Inventory #25694       SOLD — please inquire about other items

Historical Background
The Republican National Convention for 1920 convened at the Chicago Coliseum from June 8 to June 12. By that date, thirty-five states had ratified the proposed 19th Amendment to the United States Constitution, prohibiting the denial of the right to vote based on sex. Only one more state was needed to meet the three-quarters threshold for it to become part of the Constitution.
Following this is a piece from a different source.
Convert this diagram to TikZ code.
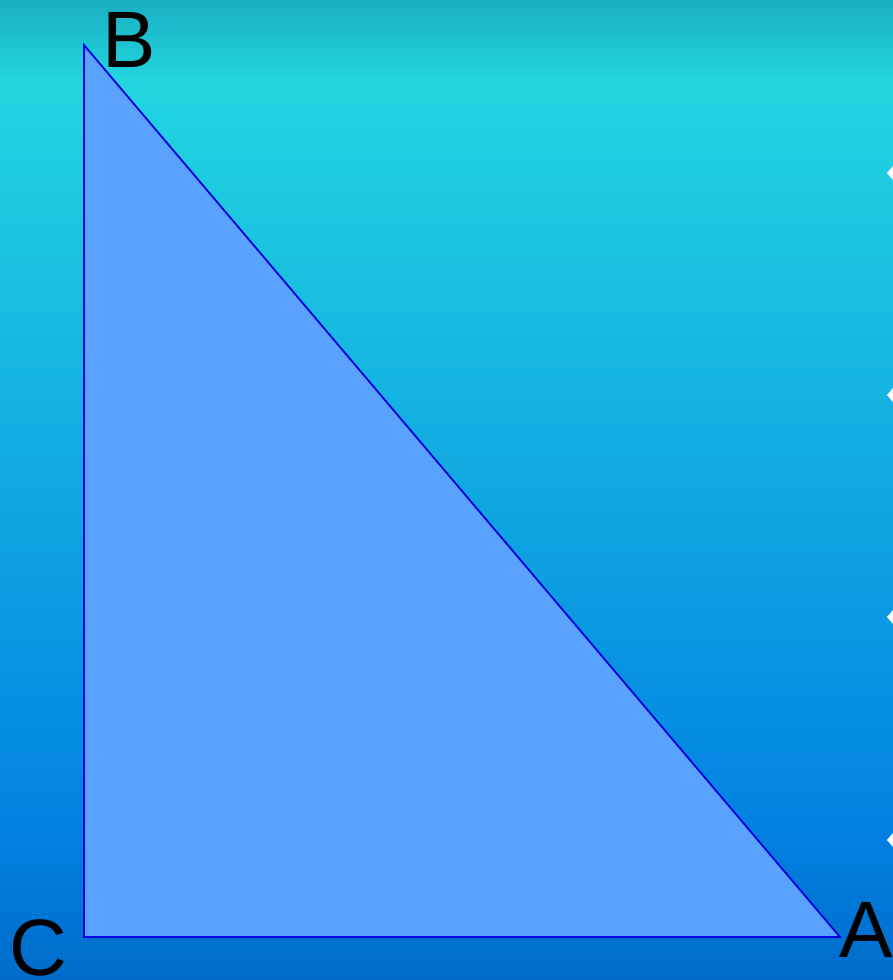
\documentclass[tikz,border=0pt]{standalone}
\usepackage{fontspec}
\setmainfont{Liberation Sans}
\definecolor{topA}{HTML}{1AAFC2}
\definecolor{topB}{HTML}{22D6E0}
\definecolor{midC}{HTML}{0282E2}
\definecolor{botC}{HTML}{006CCA}
\definecolor{trifill}{HTML}{5AA2FF}
\definecolor{triline}{HTML}{0000E0}
\tikzset{
  vlabel/.style={inner sep=0pt, font=\fontsize{80}{80}\selectfont, text=black},
  bullet/.style={fill=white, draw=none}
}
\begin{document}
\begin{tikzpicture}[x=1pt,y=-1pt]
\useasboundingbox (0,0) rectangle (893,980);
\foreach \i in {0,2,...,978}{
  \ifnum\i<80
    \pgfmathtruncatemacro\p{\i*1.25}\colorlet{bandc}{topB!\p!topA}
  \else
    \ifnum\i<820
      \pgfmathtruncatemacro\p{(\i-80)/7.4}\colorlet{bandc}{midC!\p!topB}
    \else
      \pgfmathtruncatemacro\p{(\i-820)/1.6}\colorlet{bandc}{botC!\p!midC}
    \fi
  \fi
  \fill[bandc] (0,\i) rectangle (893,\i+2.6);
}
\coordinate (C) at (84,937);
\coordinate (B) at (84,45);
\coordinate (A) at (840,937);
\filldraw[fill=trifill, draw=triline, line width=1.8pt, line join=miter] (C) -- (B) -- (A) -- cycle;
\node[vlabel] (labB) at (129,40) {B};
\node[vlabel] (labC) at (38,948) {C};
\node[vlabel] (labA) at (866,930) {A};
\foreach \y/\n in {173/d1,395/d2,617/d3,840/d4}{
  \coordinate (\n) at (893,\y);
  \fill[bullet] (\n) ++(-6,0) -- ++(6,-7) -- ++(6,7) -- ++(-6,7) -- cycle;
}
\end{tikzpicture}
\end{document}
The National Woman’s Party established a headquarters across the street from the Chicago Coliseum to insist that the Republican Party support women’s suffrage. “The Republican party at any time can enfranchise women,” said Alice Paul, chair of the National Woman’s Party, “We have come to Chicago to demand that it do so. The party’s leaders have no choice but to answer yes or no to the question, Do you want women to vote in 1920?”[1]

In August 1920, Tennessee became the thirty-sixth state to ratify the 19th Amendment, making it part of the Constitution and culminating seventy-two years of effort on behalf of women’s suffrage.

On November 2, 1920, nearly 27 million voters went to the polls, an increase of 8 million from 1916, including many women who were able to vote for the first time. In the presidential contest, Republican U.S. Senator Warren G. Harding of Ohio won an overwhelming victory over Democratic Governor James M. Cox of Ohio. Harding won 60.3 percent of the popular vote and carried 37 states with 404 electoral votes. Cox won 34.1 percent of the popular vote and carried only 11 states, all in the South, with 127 electoral votes. Eight of the 11 states Cox carried had refused to ratify the 19th Amendment.

Condition: wear and spotting as to be expected, but overall Very Good. 

[1] The Sun (Baltimore, MD), June 6, 1920, 2:6.